MARGHOOB SALEEM BUTT (Pakistan), speaking in a right of reply, said that India made three points, that Kashmir was an integral part of India, the use of Kashmir for the exercise of the right to self determination and the reference to Pakistan-sponsored terrorism. Pakistan hoped the delegate of India did not intend to negate the pledges of India's founding fathers to Kashmiri people to decide their destiny through a plebiscite and that pledge indicated that Kashmir had never been a part of India. With the reference to participation of Kashmiri people in Indian elections, Pakistan said that India had in fact staged the drama of elections in order to legitimise its occupation of Kashmir. This drama had been rejected both by the United Nations and the people of Kashmir, who just last month gathered to protest against the Indian occupation. Pakistan had contributed to the War on Terror and had also suffered and been a victim of terrorism coming from foreign soils. India used the reference to terrorism to justify its occupation of Kashmir. Pakistan remained committed to the on-going dialogue between the two countries and noted it was time for India to move from conflict management to conflict resolution mode.

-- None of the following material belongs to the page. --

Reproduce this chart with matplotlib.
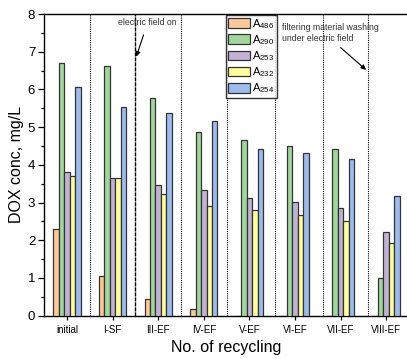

LARBI DJACTA (Algeria), in a right of reply, said Algeria would like to reply to the statement made of the representative of African feminine union regarding the Saharan refugee camp of Tinduf. The comments of the representative constituted defamation and were unworthy of the representative. Algeria asked for the publication of the report of the High Commissioner on her visit to the camp in 2006.
JUAN HOLGUIN (Ecuador), speaking in a right of reply referring to the statement made by Italy, said that Ecuador had not engaged into value judgments of what had been said by the former High Commissioner. Ecuador had simply wanted to call the attention of the Human Rights Council to policies that were seeking to criminalize illegal migration. Ecuador appreciated the explanation made by Italy. Ecuador had a close relationship with Italy and they were looking forward for the dialogue on this subject which was to take place at the joint European Union and Group of Latin American and Caribbean Countries summit.
1Joint statement on behalf of: General Arab Women Federation; United Towns Agency for North-South Cooperation; Union of Arab Jurists; International Organization for the Elimination of all Forms of Racial Discrimination; International Association of Democratic Lawyers; International Educational Development; and Arab Lawyers Union.